All dies sind "Gefühle", aber sehr unterschiedlich in ihrer Wirklichkeit und in ihren Wirkungen. Alle vier manifestieren wesentliche qualitative, wenn auch ineinander übergehende Dimensionen von "Gefühl", deren Unterscheidung für die Erkenntnis des Menschlichen im Menschen zentral sind. Doch selbst solche im Prinzip einfache, altbekannte und vor allem täglich präsente Differenzierungen in der Erfahrung scheinen heutigen Forschern, vor allem aber dem mittlerweile globalisierten gesellschaftlichen Mechanismus aus technologischen, wirtschaftlichen und politisch-kulturellen Interessen, aus dem sie leben, offenbar unbekannt zu sein - oder ihre Einbeziehung gänzlich unwichtig im entstehenden globalen Geschäft mit dem Menschen.

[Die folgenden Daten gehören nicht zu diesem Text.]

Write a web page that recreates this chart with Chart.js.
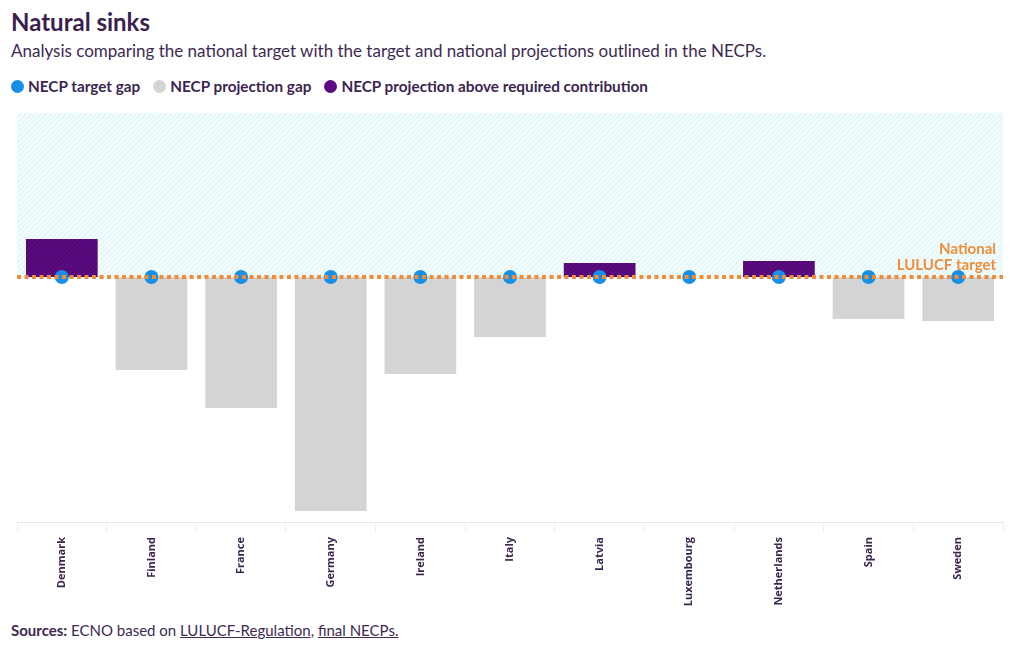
<!DOCTYPE html>
<html>
<head>
<meta charset="utf-8">
<script src="https://cdn.jsdelivr.net/npm/chart.js@4"></script>
<style>
  body { margin: 0; background: #fff; width: 1020px; height: 650px; position: relative; font-family: Lato, sans-serif; color: #3b2650; overflow: hidden; }
  h1 { position: absolute; left: 11px; top: 7px; margin: 0; font-size: 24px; font-weight: 700; color: #3b1f4e; }
  .sub { position: absolute; left: 11px; top: 40px; font-size: 17px; color: #3d2a50; }
  .legend { position: absolute; left: 11px; top: 77px; font-size: 15.3px; font-weight: 700; color: #3b2650; display: flex; }
  .legend span { display: flex; align-items: center; margin-right: 13px; }
  .legend i { display: inline-block; width: 13px; height: 13px; border-radius: 50%; margin-right: 4px; }
  .src { position: absolute; left: 11px; top: 621px; font-size: 15px; color: #3d2a50; }
  .src u { text-decoration: underline; }
  #wrap { position: absolute; left: 0; top: 100px; width: 1020px; height: 510px; }
</style>
</head>
<body>
<h1>Natural sinks</h1>
<div class="sub">Analysis comparing the national target with the target and national projections outlined in the NECPs.</div>
<div class="legend">
  <span><i style="background:#1690e6"></i>NECP target gap</span>
  <span><i style="background:#d4d4d4"></i>NECP projection gap</span>
  <span><i style="background:#5b0a80"></i>NECP projection above required contribution</span>
</div>
<div id="wrap"><canvas id="chart"></canvas></div>
<div class="src"><b>Sources:</b> ECNO based on <u>LULUCF-Regulation</u>, <u>final NECPs.</u></div>

<script>
const countries = ['Denmark', 'Finland', 'France', 'Germany', 'Ireland', 'Italy', 'Latvia', 'Luxembourg', 'Netherlands', 'Spain', 'Sweden'];
// NECP projection minus national target (arbitrary units)
const projectionAbove = [3.8, null, null, null, null, null, 1.4, null, 1.6, null, null];
const projectionGap = [null, -9.3, -13.1, -23.4, -9.7, -6.0, null, 0, null, -4.2, -4.4];
const targetGap = [0, 0, 0, 0, 0, 0, 0, 0, 0, 0, 0];
const nationalTarget = 0;
const yMin = -24.5;
const yMax = 16.4;

// diagonal hatch pattern
function hatch(bg, line, size) {
    const c = document.createElement('canvas');
    c.width = size;
    c.height = size;
    const x = c.getContext('2d');
    x.fillStyle = bg;
    x.fillRect(0, 0, size, size);
    x.strokeStyle = line;
    x.lineWidth = 1;
    x.beginPath();
    x.moveTo(0, size); x.lineTo(size, 0);
    x.moveTo(-1, 1); x.lineTo(1, -1);
    x.moveTo(size - 1, size + 1); x.lineTo(size + 1, size - 1);
    x.stroke();
    return x.createPattern(c, 'repeat');
}

const skyPattern = hatch('#f3fcfd', '#d6f2f6', 5);
const purplePattern = hatch('#5b0a80', '#47066a', 5);

// shaded zone above the target, target line and its label
const targetPlugin = {
    id: 'target',
    beforeDatasetsDraw(chart) {
        const { ctx, chartArea, scales } = chart;
        const y0 = scales.y.getPixelForValue(nationalTarget);
        ctx.save();
        ctx.fillStyle = skyPattern;
        ctx.fillRect(chartArea.left, chartArea.top, chartArea.right - chartArea.left, y0 - chartArea.top);
        ctx.restore();
    },
    afterDatasetsDraw(chart) {
        const { ctx, chartArea, scales } = chart;
        const y0 = scales.y.getPixelForValue(nationalTarget);
        ctx.save();
        ctx.strokeStyle = '#f08c3a';
        ctx.lineWidth = 4;
        ctx.setLineDash([4, 3.5]);
        ctx.beginPath();
        ctx.moveTo(chartArea.left, y0);
        ctx.lineTo(chartArea.right, y0);
        ctx.stroke();
        ctx.fillStyle = '#f08c3a';
        ctx.font = 'bold 15px Lato';
        ctx.textAlign = 'right';
        ctx.textBaseline = 'middle';
        ctx.fillText('National', chartArea.right - 7, y0 - 28);
        ctx.fillText('LULUCF target', chartArea.right - 7, y0 - 12);
        ctx.restore();
    }
};

new Chart(document.getElementById('chart'), {
    type: 'bar',
    data: {
        labels: countries,
        datasets: [
            {
                type: 'line',
                label: 'NECP target gap',
                data: targetGap,
                showLine: false,
                pointRadius: 7,
                pointBackgroundColor: '#1690e6',
                pointBorderWidth: 0,
                order: 0
            },
            {
                label: 'NECP projection above required contribution',
                data: projectionAbove,
                backgroundColor: purplePattern,
                categoryPercentage: 0.8,
                barPercentage: 1,
                order: 1
            },
            {
                label: 'NECP projection gap',
                data: projectionGap,
                backgroundColor: '#d4d4d4',
                categoryPercentage: 0.8,
                barPercentage: 1,
                order: 1
            }
        ]
    },
    options: {
        responsive: true,
        maintainAspectRatio: false,
        animation: false,
        layout: { padding: { top: 13, left: 17, right: 17, bottom: 0 } },
        plugins: {
            legend: { display: false },
            tooltip: { enabled: false }
        },
        scales: {
            x: {
                stacked: true,
                grid: { drawOnChartArea: false, drawTicks: true, tickLength: 10, tickColor: '#eeeeee' },
                border: { color: '#e6e6e6' },
                ticks: {
                    maxRotation: 90,
                    minRotation: 90,
                    padding: 5,
                    color: '#3b2650',
                    font: { family: 'Open Sans', weight: 'bold', size: 11 }
                },
                afterFit(scale) { scale.height = 88; }
            },
            y: {
                stacked: true,
                display: false,
                min: yMin,
                max: yMax
            }
        }
    },
    plugins: [targetPlugin]
});
</script>
</body>
</html>
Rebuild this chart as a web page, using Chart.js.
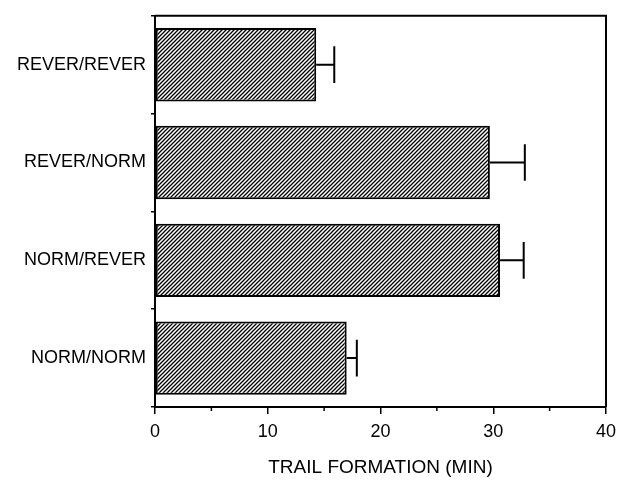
<!DOCTYPE html>
<html>
<head>
<meta charset="utf-8">
<script src="https://cdn.jsdelivr.net/npm/chart.js@4.4.1/dist/chart.umd.min.js"></script>
<style>
  html, body { margin: 0; padding: 0; background: #fff; }
  #wrap { width: 625px; height: 481px; position: relative; }
</style>
</head>
<body>
<div id="wrap"><canvas id="chart"></canvas></div>
<script>
// groups (top to bottom) and their mean trail formation time
var groupes = ["REVER/REVER", "REVER/NORM", "NORM/REVER", "NORM/NORM"];
var moyennes = [14.3, 29.7, 30.6, 17.0];
var erreurs = [1.6, 3.1, 2.1, 0.9];
var ticksMajeurs = [0, 10, 20, 30, 40];
var ticksMineurs = [5, 15, 25, 35];
var titreX = "TRAIL FORMATION (MIN)";

// hachures "/" pour les barres
function hachures() {
  var s = 4;
  var c = document.createElement("canvas");
  c.width = s;
  c.height = s;
  var g = c.getContext("2d");
  g.fillStyle = "#fff";
  g.fillRect(0, 0, s, s);
  g.strokeStyle = "#000";
  g.lineWidth = 1.3;
  g.beginPath();
  g.moveTo(0, s);
  g.lineTo(s, 0);
  g.moveTo(-1, 1);
  g.lineTo(1, -1);
  g.moveTo(s - 1, s + 1);
  g.lineTo(s + 1, s - 1);
  g.stroke();
  return g.createPattern(c, "repeat");
}

// barres d'erreur + cadre + petits ticks
var extras = {
  id: "extras",
  afterDatasetsDraw: function (chart) {
    var ctx = chart.ctx;
    var xs = chart.scales.x;
    var meta = chart.getDatasetMeta(0);
    ctx.save();
    ctx.strokeStyle = "#000";
    ctx.lineWidth = 2;
    meta.data.forEach(function (bar, i) {
      var x0 = xs.getPixelForValue(moyennes[i]);
      var x1 = xs.getPixelForValue(moyennes[i] + erreurs[i]);
      var h = bar.height * 0.25;
      ctx.beginPath();
      ctx.moveTo(x0, bar.y);
      ctx.lineTo(x1, bar.y);
      ctx.moveTo(x1, bar.y - h);
      ctx.lineTo(x1, bar.y + h);
      ctx.stroke();
    });
    var a = chart.chartArea;
    ctx.beginPath();
    ctx.moveTo(a.left, a.top);
    ctx.lineTo(a.right, a.top);
    ctx.lineTo(a.right, a.bottom);
    ctx.stroke();
    ctx.lineWidth = 1.5;
    ticksMineurs.forEach(function (v) {
      var x = xs.getPixelForValue(v);
      ctx.beginPath();
      ctx.moveTo(x, a.bottom);
      ctx.lineTo(x, a.bottom + 4);
      ctx.stroke();
    });
    ctx.restore();
  },
};

var ctx = document.getElementById("chart").getContext("2d");
var chart = new Chart(ctx, {
  type: "bar",
  data: {
    labels: groupes,
    datasets: [
      {
        data: moyennes,
        backgroundColor: hachures(),
        borderColor: "#000",
        borderWidth: 2,
        borderSkipped: false,
        categoryPercentage: 1,
        barPercentage: 0.75,
      },
    ],
  },
  options: {
    indexAxis: "y",
    responsive: true,
    maintainAspectRatio: false,
    animation: false,
    layout: { padding: { left: 0, right: 19, top: 12, bottom: 0 } },
    plugins: { legend: { display: false }, tooltip: { enabled: false } },
    scales: {
      x: {
        min: 0,
        max: 40,
        afterBuildTicks: function (scale) {
          scale.ticks = ticksMajeurs.map(function (v) { return { value: v }; });
        },
        afterFit: function (scale) { scale.height = 74; },
        border: { color: "#000", width: 2 },
        grid: { drawOnChartArea: false, tickLength: 7, color: "#000", lineWidth: 1.5 },
        ticks: {
          color: "#000",
          padding: 7,
          font: { family: "Liberation Sans", size: 18 },
        },
        title: {
          display: true,
          text: titreX,
          color: "#000",
          padding: { top: 6, bottom: 2 },
          font: { family: "Liberation Sans", size: 19 },
        },
      },
      y: {
        afterFit: function (scale) { scale.width = 155; },
        border: { color: "#000", width: 2 },
        grid: { drawOnChartArea: false, tickLength: 4, color: "#000", lineWidth: 1.5, offset: true },
        ticks: {
          color: "#000",
          padding: 5,
          font: { family: "Liberation Sans", size: 18 },
        },
      },
    },
  },
  plugins: [extras],
});
</script>
</body>
</html>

In der heutigen Forschung zur Digitalisierung der Gefühle wird alles auf die unterste Ebene: die Emotion reduziert. Damit droht eine Enthumanisierung der Gefühle - sowohl außerhalb des Menschen durch Schein-Gefühle in Maschinen und Computern, wie im Menschen selbst durch deren Entwertung und Virtualisierung: ihre Umformung zum Tausch- und Kaufobjekt. Wenn junge Menschen, wie manche Stanford-Studenten, heute beginnen, unter dem Einfluss der Forschung ihre Gefühle als Tauschobjekte und als künstliche Artefakte zu verstehen, die ebenso von Computern und Maschinen erzeugt werden können, dann hat Erziehung das Privileg, die Ehre und die Pflicht, dem entgegenzuwirken - und das Gegenteil zu erweisen.

Die gute Nachricht ist allerdings, dass die meisten der am Werk befindlichen Forscher offenbar gar nicht wissen, was Gefühl ist, und was sie da also technisch in transhumane Behälter zu "transformieren" suchen. Das schützt den Bereich, um den es geht, zumindest bis zu einem gewissen Grad. Die Frage ist allerdings, wie lange, und vor allem: ob nicht gerade dieses Nicht-Wissen mittels "eingreifenden" (intrusiven) Technologien wie Gehirnimplantaten umso schädlichere Eingriffe vornehmen wird, je weniger es von den Innendimensionen des Menschen weiß.